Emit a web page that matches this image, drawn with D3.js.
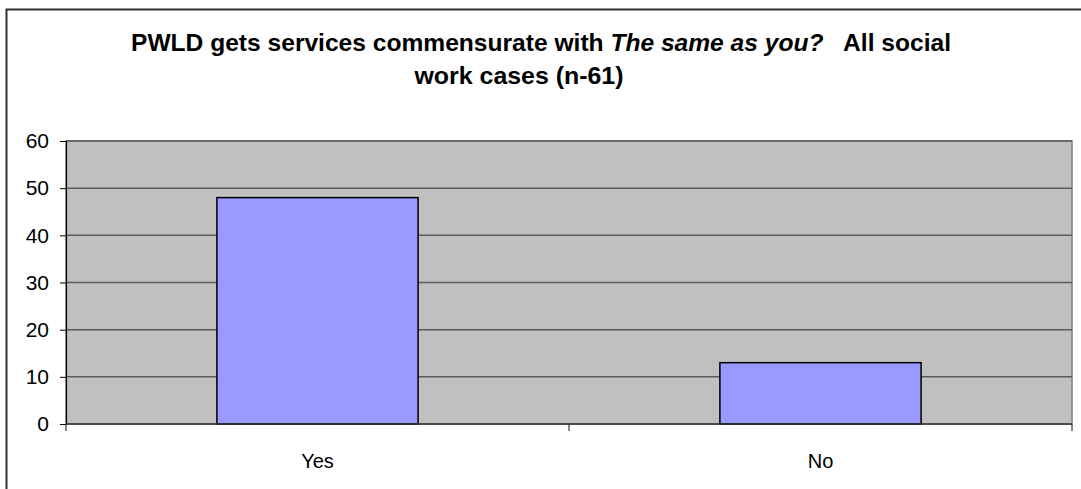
...
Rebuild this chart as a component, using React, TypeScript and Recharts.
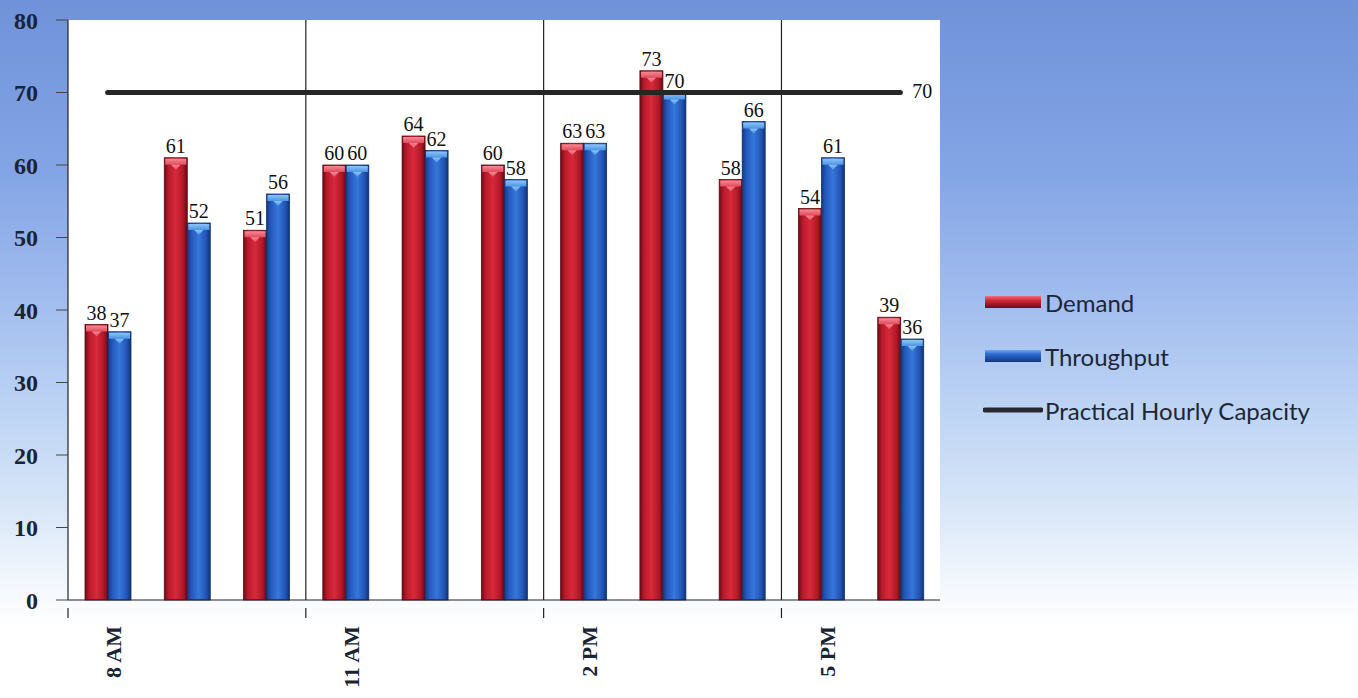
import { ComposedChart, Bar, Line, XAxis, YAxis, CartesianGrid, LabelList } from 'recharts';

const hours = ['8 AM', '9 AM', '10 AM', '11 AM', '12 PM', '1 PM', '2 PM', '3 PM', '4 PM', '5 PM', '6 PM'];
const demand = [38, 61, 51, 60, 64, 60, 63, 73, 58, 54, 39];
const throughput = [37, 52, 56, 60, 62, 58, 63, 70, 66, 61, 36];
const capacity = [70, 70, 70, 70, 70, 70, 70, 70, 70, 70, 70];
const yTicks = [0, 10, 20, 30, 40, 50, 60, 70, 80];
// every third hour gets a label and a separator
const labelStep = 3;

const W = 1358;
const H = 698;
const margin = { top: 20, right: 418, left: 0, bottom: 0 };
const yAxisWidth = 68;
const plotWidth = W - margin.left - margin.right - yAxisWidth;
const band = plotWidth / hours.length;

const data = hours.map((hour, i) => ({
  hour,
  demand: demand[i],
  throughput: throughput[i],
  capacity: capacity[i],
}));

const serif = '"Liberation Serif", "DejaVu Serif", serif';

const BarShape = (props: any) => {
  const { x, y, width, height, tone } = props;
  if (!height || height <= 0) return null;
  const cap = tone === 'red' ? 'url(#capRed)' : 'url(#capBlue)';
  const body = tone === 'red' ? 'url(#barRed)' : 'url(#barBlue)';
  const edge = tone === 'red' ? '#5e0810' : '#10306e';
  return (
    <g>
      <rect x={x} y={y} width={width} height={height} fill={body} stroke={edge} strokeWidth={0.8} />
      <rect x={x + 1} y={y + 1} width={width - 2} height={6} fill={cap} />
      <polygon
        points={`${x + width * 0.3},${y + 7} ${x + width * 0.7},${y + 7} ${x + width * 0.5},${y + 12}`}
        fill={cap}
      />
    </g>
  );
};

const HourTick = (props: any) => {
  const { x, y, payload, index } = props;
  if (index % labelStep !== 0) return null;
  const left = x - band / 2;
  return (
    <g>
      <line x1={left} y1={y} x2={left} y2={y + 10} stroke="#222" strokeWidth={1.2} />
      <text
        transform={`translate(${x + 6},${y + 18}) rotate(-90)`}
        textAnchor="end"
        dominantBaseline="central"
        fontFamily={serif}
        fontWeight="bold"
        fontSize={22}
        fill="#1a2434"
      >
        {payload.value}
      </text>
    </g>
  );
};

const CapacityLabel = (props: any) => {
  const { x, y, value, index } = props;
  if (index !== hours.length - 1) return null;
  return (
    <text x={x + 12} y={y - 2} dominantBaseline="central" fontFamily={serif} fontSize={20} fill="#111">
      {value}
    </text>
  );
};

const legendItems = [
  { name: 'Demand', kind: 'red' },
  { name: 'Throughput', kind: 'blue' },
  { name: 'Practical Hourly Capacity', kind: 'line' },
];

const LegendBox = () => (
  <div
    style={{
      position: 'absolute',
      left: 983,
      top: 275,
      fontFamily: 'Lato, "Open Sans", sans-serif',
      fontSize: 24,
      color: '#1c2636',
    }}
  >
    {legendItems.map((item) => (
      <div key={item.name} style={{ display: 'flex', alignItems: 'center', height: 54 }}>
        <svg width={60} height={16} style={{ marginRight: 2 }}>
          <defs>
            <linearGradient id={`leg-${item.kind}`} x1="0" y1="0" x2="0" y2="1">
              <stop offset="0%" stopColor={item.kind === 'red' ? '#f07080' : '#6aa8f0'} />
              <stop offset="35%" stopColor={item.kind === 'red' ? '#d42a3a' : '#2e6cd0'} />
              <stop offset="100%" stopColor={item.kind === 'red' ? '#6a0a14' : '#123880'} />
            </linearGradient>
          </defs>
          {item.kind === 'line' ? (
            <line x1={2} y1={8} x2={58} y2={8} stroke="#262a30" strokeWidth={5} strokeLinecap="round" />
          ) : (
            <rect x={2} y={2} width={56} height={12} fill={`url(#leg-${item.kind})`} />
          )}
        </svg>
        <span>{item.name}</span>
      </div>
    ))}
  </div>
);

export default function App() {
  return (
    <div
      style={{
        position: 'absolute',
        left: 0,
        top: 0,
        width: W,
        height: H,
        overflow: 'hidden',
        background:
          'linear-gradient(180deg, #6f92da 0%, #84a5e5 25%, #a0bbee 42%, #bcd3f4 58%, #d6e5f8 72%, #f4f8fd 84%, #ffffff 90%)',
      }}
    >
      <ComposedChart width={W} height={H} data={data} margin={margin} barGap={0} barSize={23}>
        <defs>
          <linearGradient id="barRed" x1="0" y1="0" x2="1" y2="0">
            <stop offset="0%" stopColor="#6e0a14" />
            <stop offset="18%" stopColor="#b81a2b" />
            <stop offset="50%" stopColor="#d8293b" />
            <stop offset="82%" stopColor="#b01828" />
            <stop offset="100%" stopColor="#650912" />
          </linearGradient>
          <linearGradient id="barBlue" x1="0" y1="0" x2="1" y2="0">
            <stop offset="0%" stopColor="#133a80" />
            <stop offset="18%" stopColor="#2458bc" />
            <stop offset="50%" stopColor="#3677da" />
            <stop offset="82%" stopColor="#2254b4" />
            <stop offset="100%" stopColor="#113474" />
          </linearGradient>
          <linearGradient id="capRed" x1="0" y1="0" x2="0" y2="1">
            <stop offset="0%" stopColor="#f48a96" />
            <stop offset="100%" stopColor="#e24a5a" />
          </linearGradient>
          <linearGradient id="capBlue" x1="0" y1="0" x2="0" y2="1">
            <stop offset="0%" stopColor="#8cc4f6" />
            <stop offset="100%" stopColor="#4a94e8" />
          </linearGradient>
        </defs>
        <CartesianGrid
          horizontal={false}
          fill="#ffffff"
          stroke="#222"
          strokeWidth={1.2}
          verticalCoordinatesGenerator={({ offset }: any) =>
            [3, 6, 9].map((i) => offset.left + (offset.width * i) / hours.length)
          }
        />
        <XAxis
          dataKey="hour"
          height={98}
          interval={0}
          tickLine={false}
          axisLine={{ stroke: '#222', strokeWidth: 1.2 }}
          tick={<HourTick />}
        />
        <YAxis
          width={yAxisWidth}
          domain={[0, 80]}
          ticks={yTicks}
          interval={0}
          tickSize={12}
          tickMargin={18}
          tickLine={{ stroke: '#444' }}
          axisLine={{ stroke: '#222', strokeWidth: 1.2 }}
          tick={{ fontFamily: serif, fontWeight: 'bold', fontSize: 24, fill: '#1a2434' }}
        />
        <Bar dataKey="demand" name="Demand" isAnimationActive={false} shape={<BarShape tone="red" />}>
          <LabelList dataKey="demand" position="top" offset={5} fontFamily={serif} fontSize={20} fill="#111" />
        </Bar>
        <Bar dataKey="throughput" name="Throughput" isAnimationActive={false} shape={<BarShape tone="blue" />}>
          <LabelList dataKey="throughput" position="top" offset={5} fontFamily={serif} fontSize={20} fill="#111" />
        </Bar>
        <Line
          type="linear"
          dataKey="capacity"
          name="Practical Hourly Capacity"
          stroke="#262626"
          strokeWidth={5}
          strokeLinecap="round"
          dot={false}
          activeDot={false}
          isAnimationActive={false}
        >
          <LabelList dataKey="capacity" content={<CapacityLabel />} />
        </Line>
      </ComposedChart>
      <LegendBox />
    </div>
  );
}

[WRITTEN PROBLEM] Pictures excluded, retype exactly the lines running from the one with "Rebuild this chart" through the one with "YAxis, CartesianGrid, LabelList". Include both end lines and nothing more.

[EXPECTED OUTPUT]
Rebuild this chart as a component, using React, TypeScript and Recharts.
import { ComposedChart, Bar, Line, XAxis, YAxis, CartesianGrid, LabelList } from 'recharts';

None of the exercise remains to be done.